La strage ricorda quelle avvenute a luglio e ai primi di dicembre nel distretto di Sagaing e nello stato Chin, nel nord-ovest del Paese. Secondo il governo di unità nazionale del Myanmar - un esecutivo ombra formato dalle forze dell’opposizione democratica - i militari erano impegnati in una operazione di repulisti nell’area, la stessa strategia utilizzata per decenni contro diverse milizie etniche e nel 2017 responsabile dell’esodo in Bangladesh di oltre 700 mila Rohingya. In risposta al massacro, il governo di unità nazionale ha reiterato l’esortazione alla comunità internazionale ad agire contro “i crescenti crimini di guerra e contro l’umanità” della giunta del generale Min Aung Hlaing. Oltre ai massacri documentati da mesi, che hanno spinto l’Alto commissariato per i diritti umani dell’Onu a dirsi “sgomento davanti all’allarmante escalation di gravi abusi dei diritti umani”, nelle ultime settimane operazioni militari qualche centinaio di chilometri più a sud hanno spinto oltre cinquemila birmani a riparare oltre confine in Thailandia.

Con Aung San Suu Kyi già condannata a quattro anni e in attesa di altri processi, un dissenso schiacciato nel sangue nelle proteste in città e organizzatosi in resistenza armata nelle campagne, milizie etniche attive da decenni e ora a formare un fronte comune col resto dell’opposizione, l’impressione è che la spirale di violenza sia destinata a proseguire.

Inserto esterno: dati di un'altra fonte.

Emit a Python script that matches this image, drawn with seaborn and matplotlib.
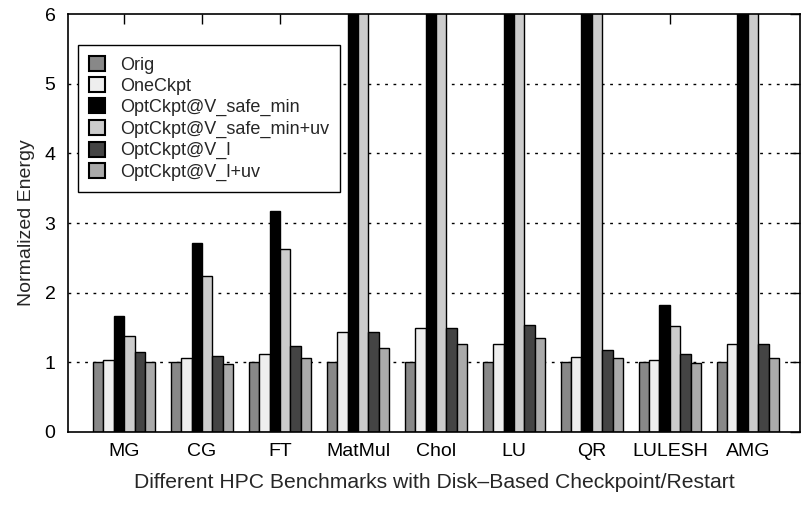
import matplotlib
matplotlib.use("Agg")
import matplotlib.pyplot as plt
import seaborn as sns
import pandas as pd
from matplotlib.patches import Patch

benchmarks = ["MG", "CG", "FT", "MatMul", "Chol", "LU", "QR", "LULESH", "AMG"]
series = ["Orig", "OneCkpt", "OptCkpt@V_safe_min", "OptCkpt@V_safe_min+uv",
          "OptCkpt@V_l", "OptCkpt@V_l+uv"]
orig = [1.0, 1.0, 1.0, 1.0, 1.0, 1.0, 1.0, 1.0, 1.0]
one_ckpt = [1.03, 1.06, 1.12, 1.44, 1.49, 1.26, 1.08, 1.03, 1.26]
safe_min = [1.67, 2.71, 3.17, 9.0, 9.0, 9.0, 9.0, 1.82, 9.0]
safe_min_uv = [1.38, 2.24, 2.62, 9.0, 9.0, 9.0, 9.0, 1.52, 9.0]
v_l = [1.15, 1.09, 1.24, 1.44, 1.49, 1.53, 1.18, 1.12, 1.26]
v_l_uv = [1.0, 0.975, 1.06, 1.21, 1.26, 1.35, 1.06, 0.985, 1.06]
colors = ["#888888", "#eeeeee", "#000000", "#cccccc", "#444444", "#aaaaaa"]

vals = [orig, one_ckpt, safe_min, safe_min_uv, v_l, v_l_uv]
rows = []
for s, v in zip(series, vals):
    for b, y in zip(benchmarks, v):
        rows.append({"Benchmark": b, "Series": s, "Energy": y})
df = pd.DataFrame(rows)

sns.set_style("white")
plt.rcParams["font.family"] = ["Liberation Sans", "DejaVu Sans"]

fig = plt.figure(figsize=(8.06, 5.05), dpi=100)
ax = fig.add_axes([68/806, 73/505, 732/806, 418/505])

sns.barplot(data=df, x="Benchmark", y="Energy", hue="Series", order=benchmarks,
            hue_order=series, palette=colors, width=0.8, gap=0,
            edgecolor="black", linewidth=1.0, saturation=1, legend=False,
            errorbar=None, ax=ax, zorder=3)

ax.set_ylim(0, 6)
ax.set_xlim(-0.72, 8.67)
ax.set_yticks(range(0, 7))
for y in range(1, 6):
    ax.axhline(y, color="black", linestyle=(0, (2, 4)), linewidth=1.0, zorder=1)

ax.tick_params(axis="both", direction="in", length=7, width=1, labelsize=14,
               top=True, right=True, colors="black")
ax.tick_params(axis="x", pad=8)
ax.tick_params(axis="y", pad=9)
for sp in ax.spines.values():
    sp.set_color("black")
    sp.set_linewidth(1.2)
    sp.set_visible(True)
    sp.set_zorder(5)

ax.set_xlabel("Different HPC Benchmarks with Disk\u2013Based Checkpoint/Restart", fontsize=15.2, labelpad=9)
ax.set_ylabel("Normalized Energy", fontsize=14, labelpad=7)

handles = [Patch(facecolor=c, edgecolor="black", linewidth=1.5) for c in colors]
labels = ["Orig", "OneCkpt", "OptCkpt@V_safe_min", "OptCkpt@V_safe_min+uv",
          "OptCkpt@V_l", "OptCkpt@V_l+uv"]
leg = ax.legend(handles, labels, loc="upper left", bbox_to_anchor=(10/732, 1 - 31/418),
                fontsize=13, frameon=True, fancybox=False, framealpha=1,
                handlelength=0.9, handleheight=0.9, handletextpad=0.85,
                labelspacing=0.2, borderaxespad=0, borderpad=0.6)
leg.get_frame().set_edgecolor("black")
leg.get_frame().set_linewidth(1.0)
leg.set_zorder(6)

fig.savefig("out.png", dpi=100)
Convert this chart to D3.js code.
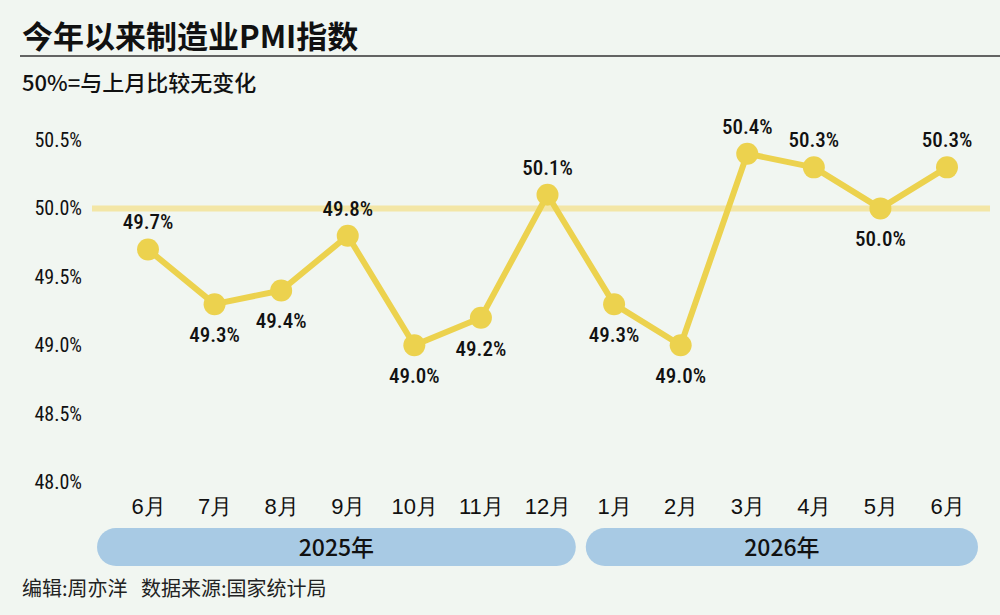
<!DOCTYPE html>
<html><head><meta charset="utf-8">
<script src="https://cdn.jsdelivr.net/npm/d3@7"></script>
<style>body{margin:0;background:#f1f6f1;font-family:"Noto Sans CJK SC","Noto Sans",sans-serif}</style>
</head><body><div class="chart"></div>
<script>
const months = ['6月','7月','8月','9月','10月','11月','12月','1月','2月','3月','4月','5月','6月'];
const pmi = [49.7,49.3,49.4,49.8,49.0,49.2,50.1,49.3,49.0,50.4,50.3,50.0,50.3];
const labelSide = ['up','down','down','up','down','down','up','down','down','up','up','down','up'];
const yTicks = [48.0,48.5,49.0,49.5,50.0,50.5];
const years = [{name:'2025年', from:0, to:6}, {name:'2026年', from:7, to:12}];

const width = 1000, height = 615;
const svg = d3.select('.chart').append('svg')
  .attr('width', width).attr('height', height)
  .style('background', '#f1f6f1');

const xScale = d3.scalePoint().domain(d3.range(months.length)).range([148, 947]);
const yScale = d3.scaleLinear().domain([48, 50.5]).range([482, 140]);

// title
svg.append('text').attr('x', 22).attr('y', 48).attr('font-size', 31).attr('font-weight', 700)
  .attr('fill', '#111').text('今年以来制造业PMI指数');
svg.append('line').attr('x1', 20).attr('x2', 1000).attr('y1', 56).attr('y2', 56)
  .attr('stroke', '#333').attr('stroke-width', 1.5);
svg.append('text').attr('x', 22).attr('y', 91).attr('font-size', 22).attr('font-weight', 500)
  .attr('fill', '#111').text('50%=与上月比较无变化');

// y axis
const yAxis = d3.axisLeft(yScale).tickValues(yTicks).tickFormat(d => d.toFixed(1) + '%').tickSize(0);
const yg = svg.append('g').attr('transform', 'translate(82,0)').call(yAxis);
yg.select('.domain').remove();
yg.selectAll('text').attr('font-size', 20).attr('font-family', '"Roboto Condensed", Roboto, sans-serif')
  .attr('fill', '#111').attr('x', 0).attr('text-anchor', 'end');

// 50% reference
svg.append('line').attr('x1', 92).attr('x2', 990).attr('y1', yScale(50)).attr('y2', yScale(50))
  .attr('stroke', '#f3e6a6').attr('stroke-width', 6);

// x axis
const xAxis = d3.axisBottom(xScale).tickFormat(i => months[i]).tickSize(0);
const xg = svg.append('g').attr('transform', 'translate(0,495)').call(xAxis);
xg.select('.domain').remove();
xg.selectAll('text').attr('font-size', 22).attr('fill', '#111').attr('font-weight', 500);

// year pills
const step = xScale.step();
years.forEach(y => {
  const x0 = y.from === 0 ? 97 : xScale(y.from) - step / 2 + 5;
  const x1 = y.to === months.length - 1 ? 978 : xScale(y.to) + step / 2 - 5;
  svg.append('rect').attr('x', x0).attr('y', 528).attr('width', x1 - x0).attr('height', 38)
    .attr('rx', 19).attr('fill', '#a8cae4');
  svg.append('text').attr('x', (x0 + x1) / 2).attr('y', 556).attr('text-anchor', 'middle')
    .attr('font-size', 23).attr('font-weight', 500).attr('fill', '#111').text(y.name);
});

// line
const line = d3.line().x((d, i) => xScale(i)).y(d => yScale(d));
svg.append('path').datum(pmi).attr('d', line).attr('fill', 'none')
  .attr('stroke', '#ecd24e').attr('stroke-width', 6).attr('stroke-linejoin', 'round');
svg.selectAll('circle.pt').data(pmi).enter().append('circle')
  .attr('cx', (d, i) => xScale(i)).attr('cy', d => yScale(d)).attr('r', 11).attr('fill', '#ecd24e');

svg.selectAll('text.lbl').data(pmi).enter().append('text')
  .attr('x', (d, i) => xScale(i))
  .attr('y', (d, i) => yScale(d) + (labelSide[i] === 'up' ? -20 : 38))
  .attr('text-anchor', 'middle').attr('font-size', 21).attr('font-weight', 500)
  .attr('font-family', '"Roboto Condensed", Roboto, sans-serif').attr('fill', '#111')
  .text(d => d.toFixed(1) + '%');

// footer
svg.append('text').attr('x', 22).attr('y', 596).attr('font-size', 20).attr('fill', '#222')
  .style('white-space', 'pre')
  .text('编辑:周亦洋   数据来源:国家统计局');
</script></body></html>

Onu: ‘Inorriditi dalla strage’

Il sottosegretario generale delle Nazioni Unite per gli Affari umanitari, Martin Griffiths, ha dichiarato di essere “inorridito” dalle notizie credibili secondo cui almeno 35 civili, tra cui forse due operatori umanitari, sono stati uccisi e i loro corpi bruciati in Birmania, e ha chiesto al governo di avviare un’indagine.

“Condanno questo grave incidente e tutti gli attacchi contro i civili in tutto il Paese, vietati dal diritto internazionale umanitario", ha dichiarato in una nota. "Chiedo alle autorità di avviare immediatamente un’indagine approfondita e trasparente sull’incidente”, ha affermato Griffiths, che ha sottolineato che due dipendenti dell’organizzazione no-profit Save the Children risultano dispersi dopo che il loro veicolo, insieme ad altri, è stato attaccato e bruciato in un attacco nello stato del Kaya orientale.